The Inheritance of Loss
by Kiran Desai
Atlantic Monthly Press, 2006
Reviewed byKirsten Fournier
Kirsten Fournier is a graduate of the University of Delaware and received an M.S. in Psychology from RPI. Most recently, she completed graduate work in library and information science at Simmons College. In addition to freelance book reviewing, Kirsten conducts survey research for a large publishing, media, and events company. A native of upstate NY, she currently lives outside of Boston and some of her favorite authors include F. Scott Fitzgerald, John Cheever, T.C. Boyle, and Jeffrey Eugenides.
The struggle with cultural identity is a common theme in Desai’s novel. While attending university in Cambridge, Sai’s grandfather encounters racism and isolation. After repeated exposure to English societal constraints, Jemubhai begins to view his own skin as “odd-colored” and his accent “peculiar.” Driven to reject his Indian heritage as a means to fit in, the judge is disgusted by the backward ways of his young wife and Indian people when he returns to India upon completion of his studies. In essence, Jemubhai has become an anglophile, as evidenced by his affection for English biscuits and penchant for tea made the “English way.” His learned English behaviors at odds with his Indian nationality, Jemubhai mimics the treatment he received in England and looks down upon his fellow Indians, particularly those of the working class.
A burgeoning relationship between Sai and her mathematics tutor, Gyan, provides resplendence in otherwise dismal surroundings. However, political unrest in the region is festering and Sai’s contentment does not last long. Gyan is quickly swept up in a nationalist movement for an independent Nepalese state. Gone is the kind-hearted, soft-spoken young man Sai fell in love with; in his place is an embittered member of the Gorkha National Liberation Federation (GNLF), a rebel group devoted to freeing the Nepalis of India from perceived Indian and English oppression. Shameful of the tea parties and queen cakes he’s shared with Sai at the home of her anglophile grandfather, Gyan lashes out at Sai and immerses himself in the insurgency. Sai is left bewildered and heartbroken by Gyan’s sudden extremism.
Working as an illegal immigrant in New York City’s restaurant industry exposes the cook’s son, Biju, to harsh conditions, disappointments, and humiliations; a life very different from the one his father imagined for him. In leaving India for America, Biju has unknowingly left one hopeless situation for another. Feeling defeated and lonely, Biju finds himself longing for an India he remembers leaving behind, rather than the India that truly exists.
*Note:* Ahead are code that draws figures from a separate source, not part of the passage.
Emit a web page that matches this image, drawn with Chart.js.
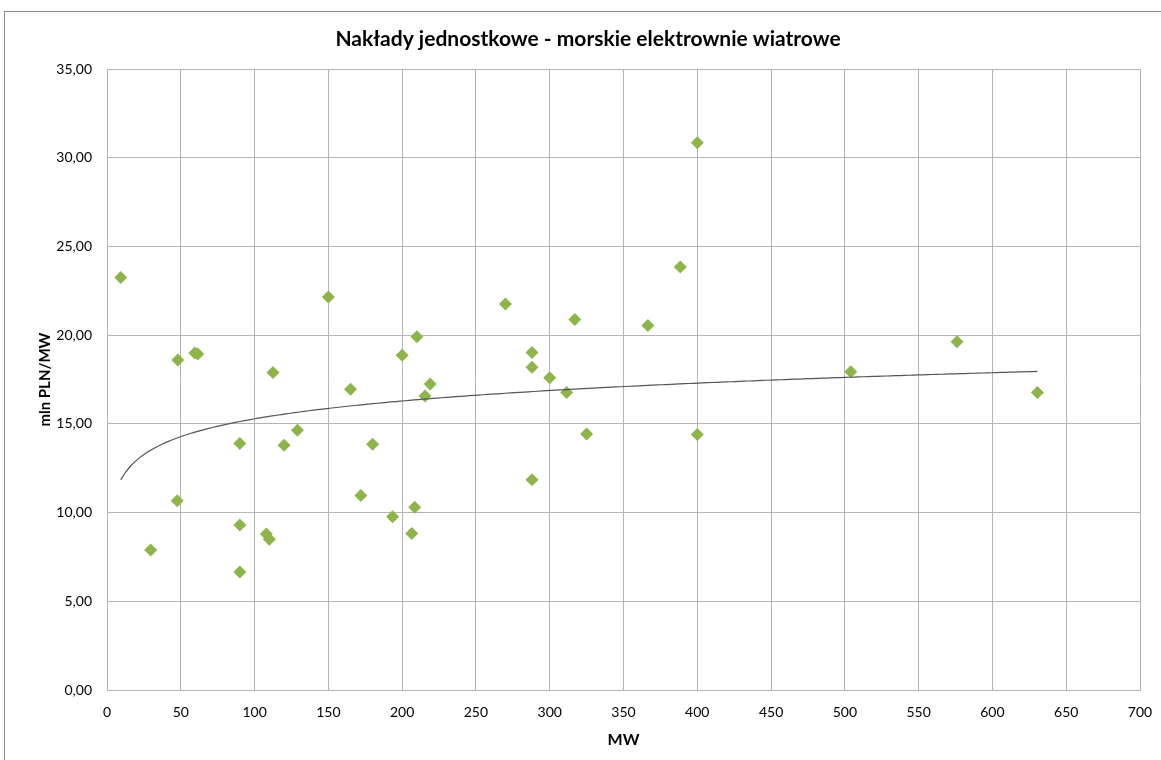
<!DOCTYPE html>
<html>
<head>
<meta charset="utf-8">
<script src="https://cdn.jsdelivr.net/npm/chart.js@4"></script>
<style>
  html, body { margin: 0; padding: 0; background: #fff; }
  #frame { position: absolute; left: 4px; top: 11px; width: 1200px; height: 800px; border: 1px solid #8c8c8c; }
  #wrap { position: absolute; left: 0; top: 0; width: 1161px; height: 760px; }
</style>
</head>
<body>
<div id="frame"></div>
<div id="wrap"><canvas id="chart" width="1161" height="760"></canvas></div>
<script>
// installed capacity of the farm (MW)
const mwValues = [9.3, 29.6, 48, 47.6, 59.5, 61.5, 90, 90, 90, 108, 110, 112.5, 120, 129, 150, 165, 172, 180,
  193.5, 200, 206.5, 208.5, 210, 215.5, 219, 270, 288, 288, 288, 300, 311.5, 317, 325, 366.5, 388.5, 400, 400,
  504, 576, 630.5];
// unit investment cost (mln PLN / MW)
const costValues = [23.26, 7.89, 18.6, 10.67, 19.0, 18.95, 13.9, 9.3, 6.65, 8.8, 8.5, 17.9, 13.8, 14.65, 22.15,
  16.95, 10.97, 13.85, 9.77, 18.87, 8.83, 10.3, 19.92, 16.57, 17.25, 21.76, 19.03, 18.2, 11.85, 17.6, 16.77, 20.89,
  14.44, 20.55, 23.85, 30.85, 14.4, 17.94, 19.63, 16.77];

const xTicks = [0, 50, 100, 150, 200, 250, 300, 350, 400, 450, 500, 550, 600, 650, 700];
const yTicks = [0, 5, 10, 15, 20, 25, 30, 35];

const points = mwValues.map((x, i) => ({ x: x, y: costValues[i] }));

// logarithmic trend line (least squares of y on ln x), like Excel's trendline
const lnX = mwValues.map(v => Math.log(v));
const n = lnX.length;
const mLn = lnX.reduce((a, b) => a + b, 0) / n;
const mY = costValues.reduce((a, b) => a + b, 0) / n;
let sxy = 0, sxx = 0;
lnX.forEach((l, i) => { sxy += (l - mLn) * (costValues[i] - mY); sxx += (l - mLn) * (l - mLn); });
const slope = sxy / sxx;
const intercept = mY - slope * mLn;
const xMin = Math.min(...mwValues), xMax = Math.max(...mwValues);
const trend = [];
for (let i = 0; i <= 200; i++) {
  const x = xMin + (xMax - xMin) * i / 200;
  trend.push({ x: x, y: intercept + slope * Math.log(x) });
}

const gridColor = '#b4b4b4';
const font = 'Lato, "Open Sans", sans-serif';

new Chart(document.getElementById('chart').getContext('2d'), {
  type: 'scatter',
  data: {
    datasets: [{
      label: 'Nakłady',
      data: points,
      pointStyle: 'rectRot',
      pointRadius: 6.5,
      pointBackgroundColor: '#8db54a',
      pointBorderColor: '#8db54a',
      pointBorderWidth: 0,
      order: 1
    }, {
      label: 'Trend',
      type: 'line',
      data: trend,
      borderColor: '#555555',
      borderWidth: 1.2,
      pointRadius: 0,
      tension: 0,
      fill: false,
      order: 0
    }]
  },
  options: {
    responsive: false,
    animation: false,
    layout: { padding: { left: 36, right: 21, top: 0, bottom: 11 } },
    plugins: {
      legend: { display: false },
      tooltip: { enabled: false },
      title: {
        display: true,
        text: 'Nakłady jednostkowe - morskie elektrownie wiatrowe',
        color: '#000',
        font: { family: font, size: 21, weight: 'bold' },
        padding: { top: 27, bottom: 17 }
      }
    },
    scales: {
      x: {
        type: 'linear',
        min: 0, max: 700,
        afterBuildTicks: s => { s.ticks = xTicks.map(v => ({ value: v })); },
        afterFit: s => { s.height = 59; s.paddingLeft = 0; s.paddingRight = 0; },
        grid: { color: gridColor, drawTicks: false },
        border: { color: gridColor },
        ticks: { color: '#000', padding: 14, font: { family: font, size: 14 }, maxRotation: 0 },
        title: { display: true, text: 'MW', color: '#000', font: { family: font, size: 16, weight: 'bold' }, padding: 0 }
      },
      y: {
        type: 'linear',
        min: 0, max: 35,
        afterBuildTicks: s => { s.ticks = yTicks.map(v => ({ value: v })); },
        afterFit: s => { s.width = 71; },
        grid: { color: gridColor, drawTicks: false },
        border: { color: gridColor },
        ticks: {
          color: '#000', padding: 15, font: { family: font, size: 14 },
          callback: v => v.toFixed(2).replace('.', ',')
        },
        title: { display: true, text: 'mln PLN/MW', color: '#000', font: { family: font, size: 15, weight: 'bold' }, padding: 0 }
      }
    }
  }
});
</script>
</body>
</html>
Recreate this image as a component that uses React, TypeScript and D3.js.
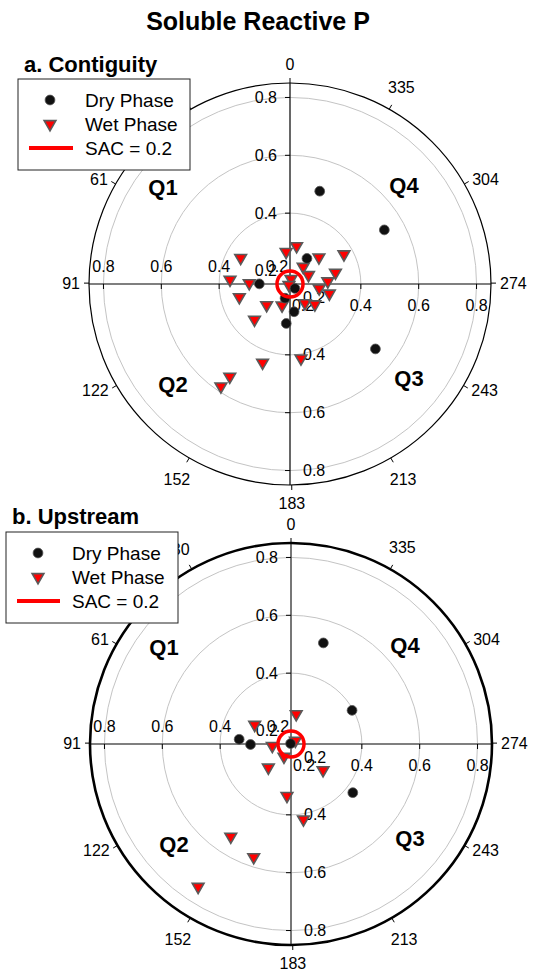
import * as d3 from "d3";
import React from "react";

// angular axis: day of year, counter-clockwise from the top
const angleTickDays = [0, 30, 61, 91, 122, 152, 183, 213, 243, 274, 304, 335];
const radialTicks = [0.2, 0.4, 0.6, 0.8];
const sacValue = 0.2;

// [day of year, mean resultant length]
const contiguityDry: [number, number][] = [
  [347, 0.492], [304, 0.531], [331, 0.261], [91, 0.261], [236, 0.526],
  [231, 0.178], [163, 0.207], [191, 0.252], [177, 0.292],
];
const contiguityWet: [number, number][] = [
  [355, 0.288], [7, 0.267], [63, 0.348], [317, 0.291], [303, 0.368],
  [327, 0.23], [300, 0.226], [288, 0.317], [87, 0.363], [90, 0.296],
  [278, 0.286], [265, 0.257], [260, 0.295], [106, 0.336], [134, 0.264],
  [162, 0.234], [221, 0.239], [234, 0.266], [137, 0.329], [163, 0.443],
  [191, 0.415], [149, 0.537], [148, 0.582], [354, 0.173], [137, 0.16],
];
const upstreamDry: [number, number][] = [
  [347, 0.522], [303, 0.396], [86, 0.335], [92, 0.295], [46, 0.157], [235, 0.427],
];
const upstreamWet: [number, number][] = [
  [355, 0.26], [63, 0.297], [97, 0.22], [311, 0.174], [153, 0.205], [138, 0.268],
  [234, 0.298], [178, 0.335], [192, 0.419], [149, 0.537], [164, 0.567], [149, 0.744],
];

const W = 533;
const H = 978;
const R = 201;
const FONT = "'Liberation Sans', Arial, Helvetica, sans-serif";

const rScale = d3.scaleLinear().domain([0.155, 0.85]).range([0, R]);
const aScale = d3.scaleLinear().domain([0, 365]).range([0, 2 * Math.PI]);

const triPath = d3.symbol(d3.symbolTriangle, 60)()!;

function toXY(day: number, value: number, cx: number, cy: number) {
  const a = aScale(day);
  const r = rScale(value);
  return [cx - r * Math.sin(a), cy - r * Math.cos(a)];
}

// where an angular label sits, relative to the centre
function angleLabelPos(day: number) {
  const a = aScale(day);
  const ux = -Math.sin(a);
  const uy = -Math.cos(a);
  const w = String(day).length * 8.9;
  if (Math.abs(ux) > 0.72) {
    // side labels: anchored by their inner edge
    const p = R + 9;
    return [ux * p + Math.sign(ux) * (w / 2), uy * p];
  }
  const off = R + 13 + Math.abs(ux) * (w / 2) + Math.abs(uy) * 5.75;
  return [ux * off, uy * off];
}

const Dot = ({ x, y }: { x: number; y: number }) => (
  <circle cx={x} cy={y} r={4.9} fill="#111" stroke="#555" strokeWidth={0.8} />
);

const Tri = ({ x, y }: { x: number; y: number }) => (
  <path d={triPath} transform={`translate(${x},${y}) rotate(180)`} fill="#ff0000" stroke="#5a5a5a" strokeWidth={1.6} />
);

interface PolarProps {
  cx: number;
  cy: number;
  dry: [number, number][];
  wet: [number, number][];
  outerWidth: number;
  axisColor: string;
  axisWidth: number;
}

const PolarPanel = ({ cx, cy, dry, wet, outerWidth, axisColor, axisWidth }: PolarProps) => {
  const quads = [
    { t: "Q1", dx: -127, dy: -97 },
    { t: "Q4", dx: 114, dy: -99 },
    { t: "Q2", dx: -117, dy: 100 },
    { t: "Q3", dx: 119, dy: 94 },
  ];
  return (
    <g>
      {radialTicks.map((v) => (
        <circle key={v} cx={cx} cy={cy} r={rScale(v)} fill="none" stroke="#c4c4c4" strokeWidth={1} />
      ))}
      <line x1={cx - R} x2={cx + R} y1={cy} y2={cy} stroke={axisColor} strokeWidth={axisWidth} />
      <line x1={cx} x2={cx} y1={cy - R} y2={cy + R} stroke={axisColor} strokeWidth={axisWidth} />
      <circle cx={cx} cy={cy} r={R} fill="none" stroke="#000" strokeWidth={outerWidth} />
      {angleTickDays.map((d) => {
        const a = aScale(d);
        const ux = -Math.sin(a);
        const uy = -Math.cos(a);
        const [lx, ly] = angleLabelPos(d);
        return (
          <g key={d}>
            <line x1={cx + ux * R} y1={cy + uy * R} x2={cx + ux * (R + 5)} y2={cy + uy * (R + 5)} stroke="#000" strokeWidth={1} />
            <text x={cx + lx} y={cy + ly} textAnchor="middle" dominantBaseline="central" fontSize={16}>
              {d}
            </text>
          </g>
        );
      })}
      {radialTicks.map((v) => {
        const r = rScale(v);
        return (
          <g key={"rt" + v} fontSize={16}>
            <line x1={cx - 5} x2={cx} y1={cy - r} y2={cy - r} stroke="#000" />
            <line x1={cx - 5} x2={cx} y1={cy + r} y2={cy + r} stroke="#000" />
            <line x1={cx - r} x2={cx - r} y1={cy} y2={cy + 5} stroke="#000" />
            <line x1={cx + r} x2={cx + r} y1={cy} y2={cy + 5} stroke="#000" />
            <text x={cx - 13} y={cy - r} textAnchor="end" dominantBaseline="central">{v}</text>
            <text x={cx + 13} y={cy + r} textAnchor="start" dominantBaseline="central">{v}</text>
            <text x={cx - r} y={cy - 12} textAnchor="middle">{v}</text>
            <text x={cx + r} y={cy + 27} textAnchor="middle">{v}</text>
          </g>
        );
      })}
      {quads.map((q) => (
        <text key={q.t} x={cx + q.dx} y={cy + q.dy} textAnchor="middle" dominantBaseline="central" fontSize={22} fontWeight="bold">
          {q.t}
        </text>
      ))}
      {wet.map(([d, v], i) => {
        const [x, y] = toXY(d, v, cx, cy);
        return <Tri key={"w" + i} x={x} y={y} />;
      })}
      {dry.map(([d, v], i) => {
        const [x, y] = toXY(d, v, cx, cy);
        return <Dot key={"d" + i} x={x} y={y} />;
      })}
      <circle cx={cx} cy={cy} r={rScale(sacValue)} fill="none" stroke="#ff0000" strokeWidth={3.5} />
    </g>
  );
};

const Legend = ({ x, y, symX, lineX0, lineX1, textX }: { x: number; y: number; symX: number; lineX0: number; lineX1: number; textX: number }) => (
  <g fontSize={19}>
    <rect x={x} y={y} width={172} height={91} fill="#fff" stroke="#222" strokeWidth={1} />
    <Dot x={symX} y={y + 21} />
    <text x={textX} y={y + 21} dominantBaseline="central">Dry Phase</text>
    <Tri x={symX} y={y + 45} />
    <text x={textX} y={y + 45} dominantBaseline="central">Wet Phase</text>
    <line x1={lineX0} x2={lineX1} y1={y + 69} y2={y + 69} stroke="#ff0000" strokeWidth={4} />
    <text x={textX} y={y + 69} dominantBaseline="central">SAC = 0.2</text>
  </g>
);

export default function App() {
  return (
    <svg width={W} height={H} style={{ position: "absolute", left: 0, top: 0, background: "#fff" }} fontFamily={FONT}>
      <rect width={W} height={H} fill="#fff" />
      <text x={258} y={30} textAnchor="middle" fontSize={25} fontWeight="bold">Soluble Reactive P</text>

      <PolarPanel cx={290} cy={284} dry={contiguityDry} wet={contiguityWet} outerWidth={1.2} axisColor="#000" axisWidth={1.2} />
      <text x={24} y={72} fontSize={22} fontWeight="bold">a. Contiguity</text>
      <Legend x={18} y={79} symX={50} lineX0={29} lineX1={73} textX={85} />

      <PolarPanel cx={291} cy={744} dry={upstreamDry} wet={upstreamWet} outerWidth={2.6} axisColor="#555" axisWidth={1.6} />
      <text x={12} y={524} fontSize={22} fontWeight="bold">b. Upstream</text>
      <Legend x={6} y={532} symX={38} lineX0={17} lineX1={60} textX={72} />
    </svg>
  );
}
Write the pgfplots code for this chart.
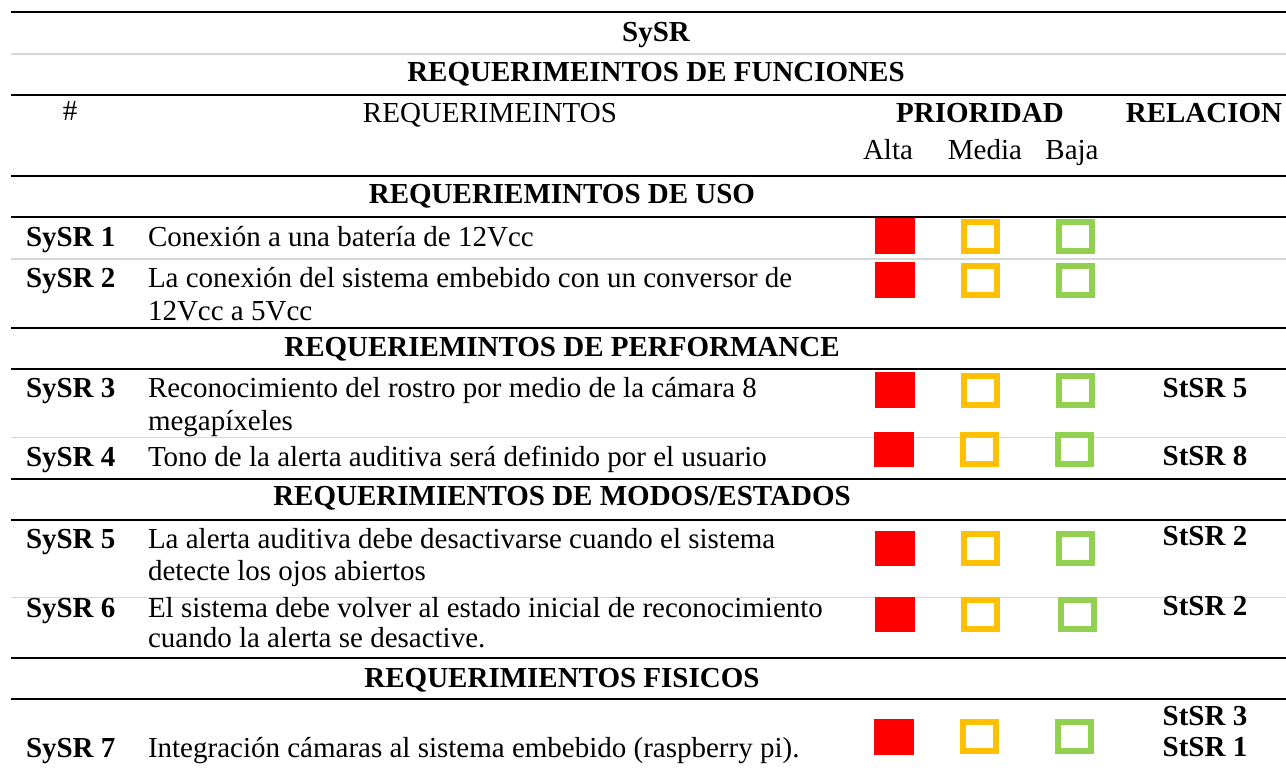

“Of course, he didn’t go over his memories of the village school, of the schoolmaster who failed the children unless paid off by the parents. He didn’t think of the roof that flew off each monsoon season or the fact that not only his mother, but now also his grandmother, were dead. He didn’t think of any of the things that made him leave in the first place.”
Biju returns to India, only to be humiliated once again by GNLF members he’s spent days traveling with through wilderness, landslides, and destroyed roadways. The GNLF members leave Biju in the woods, miles from Kalimpong, stripped of his luggage, money, and clothes.
Sai sets the stage for things to come in the first chapter when she asks herself if fulfillment can ever be felt as deeply as loss. Each of Desai’s characters have experienced loss in some way; Sai has lost her first love to a radical group, the judge lost his sense of self while studying abroad, the cook has lost his beloved dog, Mutt, after she is kidnapped by bandits, and Biju has lost his pride. Despite such despair, Desai artfully peppers the pages of her novel with humor, keeping the prose crisp and free of wearisome text. This extraordinary second work establishes Desai as a skilled novelist whose writing will endure. Winner of The Man Booker Prize for Fiction 2006, The Inheritance of Loss provides an intimate look at postcolonial India and the fragility of the human spirit.